When we think about patients who might be at risk for a venous thromboembolus, we usually immediately think about adults who are immobilized. However, it can happen to children as well!
This week, Pediatrics is early releasing an article entitled, “The Continued Rise of Venous Thromboembolism Across U.S. Children’s Hospitals,” by Dr. Sarah O’Brien and colleagues at Nationwide Children’s Hospital and Children’s Hospital of Philadelphia (10.1542/peds.2021-054649), which highlights the rapid increase in the incidence of venous thromboemboli (VTE) in pediatric patients.
The authors analyzed data from the Pediatric Health Information System (PHIS) database. The results are stunning.
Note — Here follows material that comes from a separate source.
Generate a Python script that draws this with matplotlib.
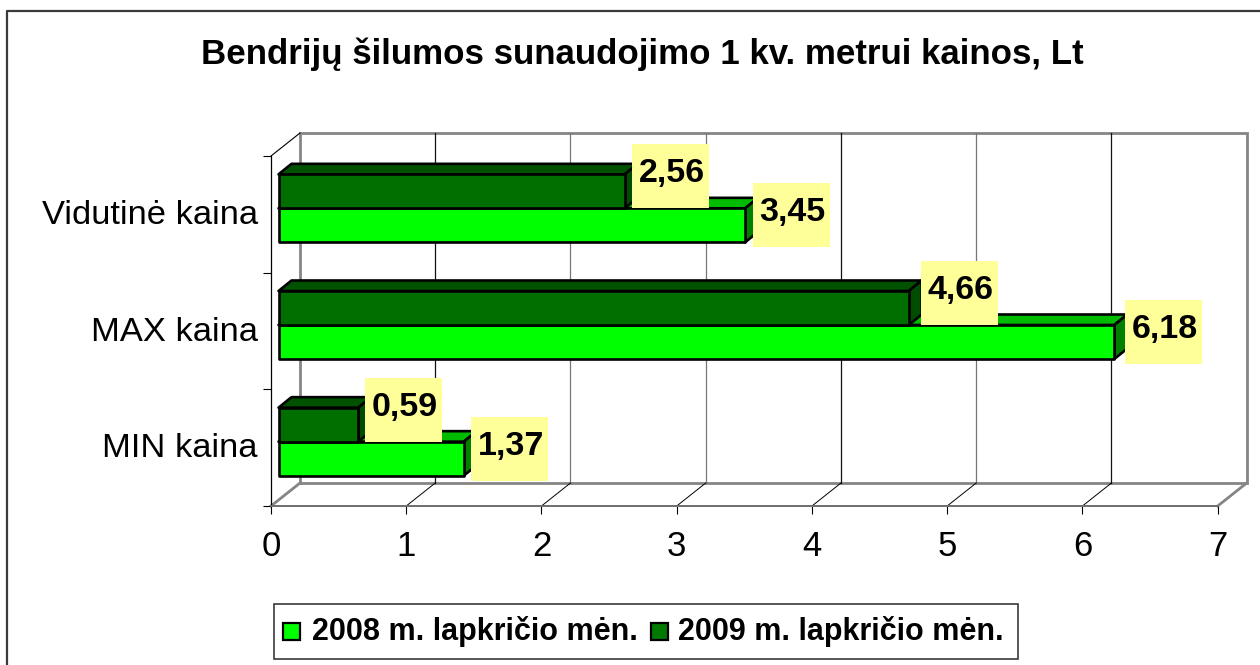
import matplotlib
matplotlib.use("Agg")
import matplotlib.pyplot as plt
from matplotlib.patches import Polygon, Rectangle

categories = ["MIN kaina", "MAX kaina", "Vidutinė kaina"]
values_2008 = [1.37, 6.18, 3.45]
values_2009 = [0.59, 4.66, 2.56]
series_names = ["2008 m. lapkričio mėn.", "2009 m. lapkričio mėn."]
title = "Bendrijų šilumos sunaudojimo 1 kv. metrui kainos, Lt"
x_ticks = [0, 1, 2, 3, 4, 5, 6, 7]

W, H = 1260, 665
X0, X7, Y0, Y3 = 271, 1217.7, 506, 156
UX = (X7 - X0) / 7
UY = (Y0 - Y3) / 3
FONT = "Liberation Sans"

# one unit on each axis in pixels, everything 3d is offset from these
WALL_DX, WALL_DY = 29 / UX, 23 / UY
BAR_DX, BAR_DY = 13 / UX, 10.5 / UY
BAR_START = 7.5 / UX
BAR_H = 34 / UY
BAR_BOTTOM = 0.26


def px_fig(x, y):
    return x / W, 1 - y / H


def draw_bar(ax, i, value, bottom, front, top, side):
    x0, x1 = BAR_START, BAR_START + value
    y0, y1 = bottom, bottom + BAR_H
    faces = [
        ([(x0, y1), (x1, y1), (x1 + BAR_DX, y1 + BAR_DY), (x0 + BAR_DX, y1 + BAR_DY)], top),
        ([(x1, y0), (x1 + BAR_DX, y0 + BAR_DY), (x1 + BAR_DX, y1 + BAR_DY), (x1, y1)], side),
        ([(x0, y0), (x1, y0), (x1, y1), (x0, y1)], front),
    ]
    for pts, color in faces:
        ax.add_patch(Polygon(pts, closed=True, facecolor=color, edgecolor="black",
                             linewidth=1.9, joinstyle="round", zorder=5 + i, clip_on=False))


def draw_label(ax, value, bottom, shift_x, shift_y):
    # yellow box sits right of the bar end, fixed size like excel draws it
    left = BAR_START + value + shift_x / UX
    low = bottom - shift_y / UY
    ax.add_patch(Rectangle((left, low), 77 / UX, 64 / UY, facecolor="#FFFF99",
                           edgecolor="none", zorder=20, clip_on=False))
    ax.text(left + 6.5 / UX, low + 26 / UY, f"{value:.2f}".replace(".", ","),
            fontsize=24.5, fontweight="bold", family=FONT, ha="left", va="baseline", zorder=21)


fig = plt.figure(figsize=(W / 100, H / 100), dpi=100, facecolor="white")
ax = fig.add_axes([X0 / W, 1 - Y0 / H, (X7 - X0) / W, (Y0 - Y3) / H])
ax.set_xlim(0, 7)
ax.set_ylim(0, 3)
ax.patch.set_alpha(0)

# back wall and floor
gray = "#858585"
ax.plot([WALL_DX, WALL_DX, 7 + WALL_DX, 7 + WALL_DX, WALL_DX],
        [WALL_DY, 3 + WALL_DY, 3 + WALL_DY, WALL_DY, WALL_DY],
        color=gray, lw=2, clip_on=False, zorder=1, solid_joinstyle="miter")
ax.plot([0, WALL_DX], [0, WALL_DY], color=gray, lw=2, clip_on=False, zorder=1)
ax.plot([7, 7 + WALL_DX], [0, WALL_DY], color=gray, lw=2, clip_on=False, zorder=1)
ax.plot([0, WALL_DX], [3, 3 + WALL_DY], color="black", lw=0.8, clip_on=False, zorder=1)

grid_colors = ["#111111", "#777777", "#777777", "#111111", "#777777", "#111111"]
for t, c in zip(x_ticks[1:-1], grid_colors):
    ax.plot([t + WALL_DX, t + WALL_DX], [WALL_DY, 3 + WALL_DY], color=c, lw=0.9, clip_on=False, zorder=1)
    ax.plot([t, t + WALL_DX], [0, WALL_DY], color="black", lw=0.7, clip_on=False, zorder=1)

for side in ["top", "right"]:
    ax.spines[side].set_visible(False)
ax.spines["left"].set_linewidth(0.9)
ax.spines["bottom"].set_color("#6e6e6e")
ax.spines["bottom"].set_linewidth(1.4)

ax.set_xticks(x_ticks)
ax.set_yticks([0, 1, 2, 3])
ax.set_yticklabels([])
ax.tick_params(axis="x", length=6, width=0.8, pad=11.5, labelsize=25, color="black")
ax.tick_params(axis="y", length=6, width=0.8)
for lab in ax.get_xticklabels():
    lab.set_family(FONT)

ax.set_yticks([i + 0.52 for i in range(3)], categories, minor=True)
ax.tick_params(axis="y", which="minor", length=0, pad=9.4, labelsize=24.8)
for lab in ax.get_yticklabels(minor=True):
    lab.set_family(FONT)

label_shift_2008 = [7.3, 11, 8]
label_shift_2009 = [6.7, 12.5, 7.4]
for i in range(3):
    low = i + BAR_BOTTOM
    draw_bar(ax, i, values_2008[i], low, "#00FF00", "#00BB00", "#007F00")
    draw_bar(ax, i, values_2009[i], low + BAR_H, "#006F00", "#005200", "#004C00")
for i in range(3):
    low = i + BAR_BOTTOM
    draw_label(ax, values_2008[i], low, label_shift_2008[i], 5)
    draw_label(ax, values_2009[i], low + BAR_H, label_shift_2009[i], 0)

# title
tx, ty = px_fig(642.5, 64)
fig.text(tx, ty, title, fontsize=25.1, fontweight="bold", family=FONT, ha="center", va="baseline")

# outer chart frame, only top and left are inside the picture
fig.add_artist(plt.Line2D([7 / W, 7 / W, 1], [0, 1 - 11 / H, 1 - 11 / H], color="#3a3a3a", lw=1.6,
                          transform=fig.transFigure))

# legend box
lx, ly = px_fig(274, 659)
fig.add_artist(Rectangle((lx, ly), (1018 - 274) / W, (659 - 604) / H, transform=fig.transFigure,
                         facecolor="white", edgecolor="#3a3a3a", lw=1.2))
swatches = [(283, "#00FF00", 311.5), (650.5, "#007A00", 678.5)]
for (sx, color, text_x), name in zip(swatches, series_names):
    px, py = px_fig(sx, 640)
    fig.add_artist(Rectangle((px, py), 17 / W, 17 / H, transform=fig.transFigure,
                             facecolor=color, edgecolor="black", lw=1.6))
    px, py = px_fig(text_x, 640)
    fig.text(px, py, name, fontsize=22, fontweight="bold", family=FONT, ha="left", va="baseline")

fig.savefig("out.png", dpi=100)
Raffini et al had previously reported a 70% increase in the annual VTE rate from 2001 to 2007. Now, O’Brien et al report a 130% increase from 2008 to 2019! While there were increases in each age group, the most notable increases were seen in infants and adolescents.
Why the increase? Nobody knows, but it is speculated that it’s because we’re taking care of children with more complicated issues who would not have survived in the past and because there has been an increase in the use of central venous catheters. For the adolescents, there are the additional factors of increasing rates of obesity and immobility.
There is much more in this fascinating article, including factors that are associated with an individual’s increased chance of having a VTE. There is also a discussion about trends in prophylaxis and treatment of VTE in pediatric patients. However, there have been few clinical trials in this regard.
We clearly need to be thinking about the possibility of VTE in all of our hospitalized pediatric patients. And additional research on the best way to prevent these events is sorely needed.